O sistema político, não somente espanhol, mas também europeu, favorece e serve
a essas classes engordadas pelos banqueiros, grandes empresários e políticos de
muita tradição, pois não se vota no candidato e sim em uma lista elaborada por
um secretário geral ou presidente de partido, onde pessoas são escolhidos para
preencher os cargos sem necessariamente representar uma cidade ou sequer um
bairro e muito menos estar preparado quanto a estudos ou experiência para
desempenhar alguma função pública. Esses políticos podem ser eternizados em
suas funções, desde que seu partido tenha maioria, chegando a ser presidente de
uma região ou prefeito por 10, 20 ou mais anos.
Na outra ponta encontramos uma
população obreira, bastante pobre se comparamos com a imagem de riqueza
européia, submetidos a seguir os mais nobres ou simplesmente desejosos de ser
nomeados para algo especial. Os artistas e esportistas, que em outros países
podem alcançar a “nobreza social”, em Espanha podem chegar a ser grandes, mas
se vem de classes obreiras, serão sempre considerados obreiros, ao menos que se
case com um nobre.
As grandes cidades acumulam a maior
parte da população, mas o coração do povo não está necessariamente onde vive, e
sim de onde vem sua família e tradição. Na demografia espanhola, 95% das cidades e povoados (distritos) tem
menos de 10 mil habitantes e nessas pequenas povoações está o verdadeiro
coração espanhol. Daí vem sua cultura, seus costumes e principalmente sua
tradição religiosa. Ainda que vivam em Madri e Barcelona, sua festa predileta
(a tradição espanhola se mantém através de festas religiosas), sua comida
tradicional, seu santo de devoção e seu partido político se devem mais às suas
origens que à grande cidade.
Para que essa estrutura se mantenha,
a religião é fundamental. As igrejas cristãs sempre representaram o Reino de Deus
e tudo o que se pregava nelas se transformava na voz dos céus para os cidadãos.

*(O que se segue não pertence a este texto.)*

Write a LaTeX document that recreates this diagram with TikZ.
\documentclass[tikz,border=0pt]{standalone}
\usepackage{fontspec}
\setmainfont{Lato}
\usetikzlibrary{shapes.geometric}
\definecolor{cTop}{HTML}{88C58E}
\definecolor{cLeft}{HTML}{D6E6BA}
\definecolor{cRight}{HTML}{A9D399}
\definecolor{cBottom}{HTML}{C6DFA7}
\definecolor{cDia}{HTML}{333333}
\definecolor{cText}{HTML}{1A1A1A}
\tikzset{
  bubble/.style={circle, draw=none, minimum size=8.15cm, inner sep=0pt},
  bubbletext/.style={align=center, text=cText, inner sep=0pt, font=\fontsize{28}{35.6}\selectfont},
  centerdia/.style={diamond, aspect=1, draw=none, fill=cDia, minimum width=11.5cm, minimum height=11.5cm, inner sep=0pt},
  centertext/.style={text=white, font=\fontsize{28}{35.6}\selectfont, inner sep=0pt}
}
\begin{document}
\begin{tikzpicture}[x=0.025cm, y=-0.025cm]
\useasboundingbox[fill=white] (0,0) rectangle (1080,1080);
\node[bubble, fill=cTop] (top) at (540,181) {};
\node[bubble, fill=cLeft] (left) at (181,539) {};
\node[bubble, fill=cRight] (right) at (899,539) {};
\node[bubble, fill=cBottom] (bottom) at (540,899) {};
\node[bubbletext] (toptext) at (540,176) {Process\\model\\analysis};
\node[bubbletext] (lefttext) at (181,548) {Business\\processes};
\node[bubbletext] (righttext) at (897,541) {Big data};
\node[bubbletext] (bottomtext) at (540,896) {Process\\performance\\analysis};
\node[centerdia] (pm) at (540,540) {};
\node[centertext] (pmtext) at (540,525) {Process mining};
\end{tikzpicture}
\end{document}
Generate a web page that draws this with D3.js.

Ainda que o ateísmo esteja francamente em crescimento, as pessoas alimentam
confortavelmente em seus corações uma forma de ateísmo pessoal vinculado a uma
religiosidade cultural e supersticiosa, isto é, crêem em forças sobrenaturais,
mas essencialmente não crêem no Deus dos cristãos, ainda que sigam a tradição
de seu povo, o catolicismo. Em resumo, são católicos, mas se reservam ao
direito de não crer no que a igreja prega e sim submeter-se a seu poder por
causa da tradição e principalmente por medo supersticioso. Daí vem uma
frase muito conhecida: “No creo en las brujas, pero que las hay, las hay!¨.
Eliminar a religião católica da
mente de um espanhol pode significar, em seu inconsciente, que estamos tocando
em uma história e estrutura social estratificada há séculos. Seria como se
estivéssemos desmontando a nação (A isso poderíamos incluir o touro, o vinho, o
cigarro e para muitos, os clubs de alterne, onde se encontra a prostituição).
No entanto essa é uma visão historicamente implantada, especialmente porque a
maior parte da tradição religiosa nacional foi reescrita ou reinterpretada pelo
governo ditatorial do General Franco, quando proibia certos costumes e obrigava
a outros. É como se a nação tivesse sido submetida a uma lavagem cerebral e nos
últimos 30 anos está se liberando lentamente dessa opressão religioso-cultural,
mas sempre protegendo seu rei e sua religião.
Quando estamos evangelizando, não é
raro que nos perguntem se somos católicos ou, ao dizer que somos cristãos, em
que parecemos com os católicos. Com essas perguntas estão tentando
enquadrar-nos nos seus pressupostos históricos e culturais.
Como evangelizar nesse contexto?
Crendo que o Senhor, em Seu poder sobrenatural e soberano, pode intervir nessa
história, mudar os corações e salvar a esse querido povo.
Para isso estão os missionários,
para auxiliar a igreja autóctone a se fortalecer, trabalhando muito e
aguardando o tempo de Deus, como passou em países como o Brasil.